Les souffrances de l'artiste (et combien d'angoisses), seule face à ses engagements ; le réconfort que la mère sait trouver auprès de ses deux filles… : épreuves (sa Lucrezia de Donizetti à la Scala), émotions, espoirs déçus, rencontres prometteuses, expérience malheureuse (elle s'est longtemps comparée à l'éternelle perdante des concours) : tout est filtré avec pudeur et toujours avec un amour de la musique indéfectible.
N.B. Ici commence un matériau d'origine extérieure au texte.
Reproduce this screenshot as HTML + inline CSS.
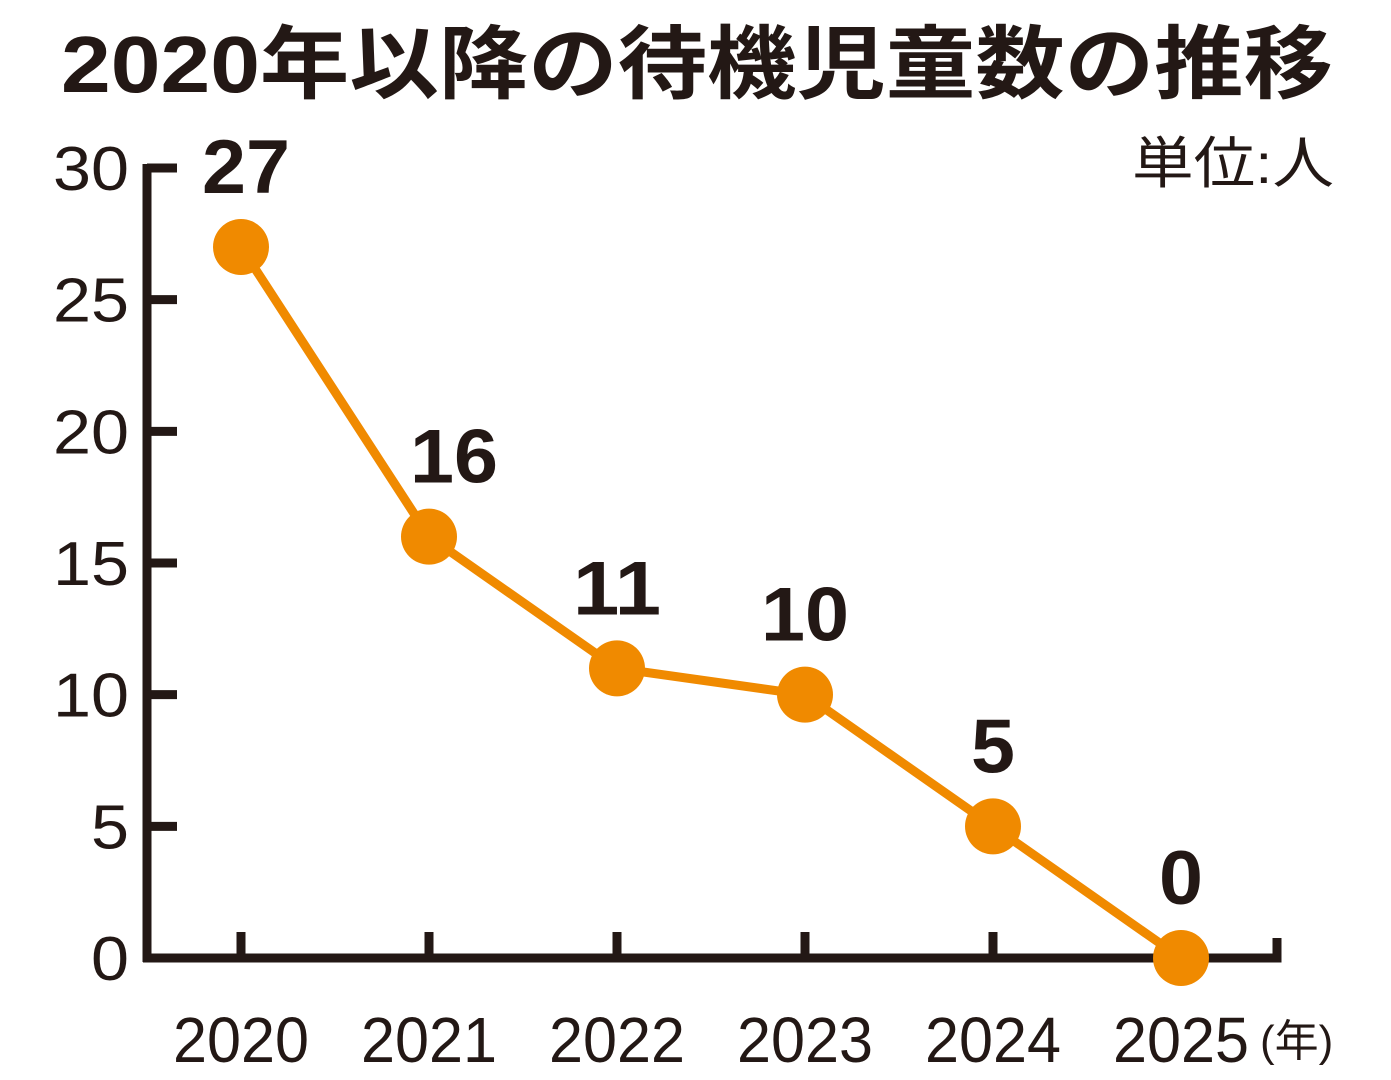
<!DOCTYPE html>
<html><head><meta charset="utf-8"><style>
html,body{margin:0;padding:0;background:#fff;}
svg{display:block;}
text{font-family:"Liberation Sans","Noto Sans CJK JP",sans-serif;fill:#231815;}
</style></head><body>
<svg id="chart" width="1391" height="1080" viewBox="0 0 1391 1080">
<text x="697" y="92" text-anchor="middle" font-size="80" font-weight="bold" textLength="1272" lengthAdjust="spacingAndGlyphs">2020年以降の待機児童数の推移</text>
<text x="1334" y="183" text-anchor="end" font-size="56" textLength="202" lengthAdjust="spacingAndGlyphs">単位:人</text>
<g id="axes"></g>
<g id="series"></g>
</svg>
<script>
const categories=["2020","2021","2022","2023","2024","2025"];
const values=[27,16,11,10,5,0];
const yTicks=[0,5,10,15,20,25,30];
const NS="http://www.w3.org/2000/svg";
const y=v=>958-v*(790/30);
const x=i=>241+i*188;
const ax=document.getElementById('axes'),se=document.getElementById('series');
function mk(tag,attrs,parent){const e=document.createElementNS(NS,tag);for(const k in attrs)e.setAttribute(k,attrs[k]);parent.appendChild(e);return e;}
const C="#231815",O="#F08A00";
let yl=mk('line',{x1:147,y1:y(30)-4,x2:147,y2:962,stroke:C,'stroke-width':9},ax);


let xl=mk('polyline',{points:`143,958 1277,958 1277,938`,fill:'none',stroke:C,'stroke-width':9},ax);


yTicks.forEach(t=>{
 let l=mk('line',{x1:147,y1:y(t),x2:177,y2:y(t),stroke:C,'stroke-width':9},ax);
 
 
 const s=String(t);
 let tx=mk('text',{x:129,y:y(t)+22,'text-anchor':'end','font-size':62,textLength:s.length*38,lengthAdjust:'spacingAndGlyphs'},ax);
 tx.textContent=s;
 
 
});
categories.forEach((c,i)=>{
 let l=mk('line',{x1:x(i),y1:932,x2:x(i),y2:958,stroke:C,'stroke-width':9},ax);
 
 
 let tx=mk('text',{x:x(i),y:1062,'text-anchor':'middle','font-size':64,textLength:136,lengthAdjust:'spacingAndGlyphs'},ax);
 tx.textContent=c;
 
 
});
let yr=mk('text',{x:1260,y:1056,'font-size':44},ax);
yr.textContent='(年)';


let pl=mk('polyline',{points:values.map((v,i)=>x(i)+','+y(v)).join(' '),fill:'none',stroke:O,'stroke-width':9,'stroke-linejoin':'round'},se);


values.forEach((v,i)=>{
 let c=mk('circle',{cx:x(i),cy:y(v),r:28,fill:O},se);
 
 
 const s=String(v);
 let t=mk('text',{x:x(i)+(i==0?5:i==1?25:0),y:y(v)-54,'text-anchor':'middle','font-size':76,'font-weight':'bold',textLength:s.length*44,lengthAdjust:'spacingAndGlyphs'},se);
 t.textContent=s;
 
 
});
</script>
</body></html>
Le spectre du métier de chanteur est ici longuement évoqué : les défis, l'image (et là, Renée est indiscutable), les rôles surtout (essentiel pour la longévité de la carrière), même le business et des notions de marketing élémentaires sont traités avec froideur et réalisme. Le livre s'achève dans «les coulisses» : on s'y délecte des relations fraternelles que la chanteuse sait cultiver avec certains de ses partenaires dont le baryton Dmitri Hvorostovsky qui est «à l'opéra ce que Richard Gere est au cinéma»! Tout en ne cachant rien des moments amers, – la critique est facile, l'art est difficile – «Une voix» est en définitive le miroir d'une artiste sincère, chaleureuse, réellement attachante : les pensées véritables d'une femme, d'une artiste et d'une mère (comment ne pas finir schizophrène?) plutôt structurée, dont on aime lire la première phrase de son chapitre ultime coda : «Je ne saurais imaginer de vocation plus satisfaisante que la mienne».